The number of jobs to be created by devolution varies with the weather. An early estimate of 350 jobs yields the following calculation:
This is assuming that the 350 new hires bring no family with them, and that there are no costs of doing business, such as offices, travel, phone bills, etc. In short, there won't be a penny left of the reclaimed royalties once the GNWT is done administering them. Forget the "leaky bucket" – this government is more of a sieve. What's more, there is no reason the government of Canada wouldn't cut our transfer payments by the same amount as the royalties. In short, until more numbers to the contrary are produced, devolution looks like a financial disaster for us.
Federal funding
The purpose of this question was to test whether citizens actually know where their money is coming from. The actual number is 76% for this year. Only three respondents, I being of course one of them, picked the right answer. The most popular choice was 40-60%. Using the mid-point of each interval as an estimated average of the guesses in that interval, I estimate the public's impression of federal funding at only 44%, a 42% error.

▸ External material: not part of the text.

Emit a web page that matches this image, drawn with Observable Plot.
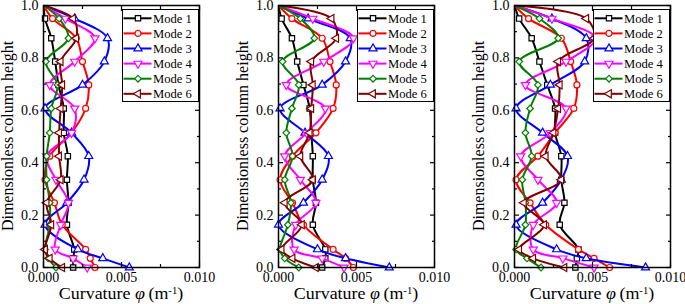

The enduring fiction that "we're rich because of the mines" belies the fact that mining and oil and gas extraction account for only 34% of GDP, whereas the GNWT makes up 37%. And 76% of the GNWT's revenue comes as grants and transfers from Canada – that is to say, 28% of our GDP is federal dole.
Besides this woeful statistic, we should also bear in mind that relying on mining and oil and gas extraction is essentially a Third World economic model. South Sudan, for example, is loaded with oil and gas, and yet hideously poor. It's the refining, not the extraction, that's worth money.
Conclusion
The moral of this sad tale:
- The citizens are not receiving sufficient information about the territory's finances, nor do they care.
- The Minister of Finance does not have the support of the voters.
- Inability to hold the government to account likely is a significant cause of the citizens' apathy towards it.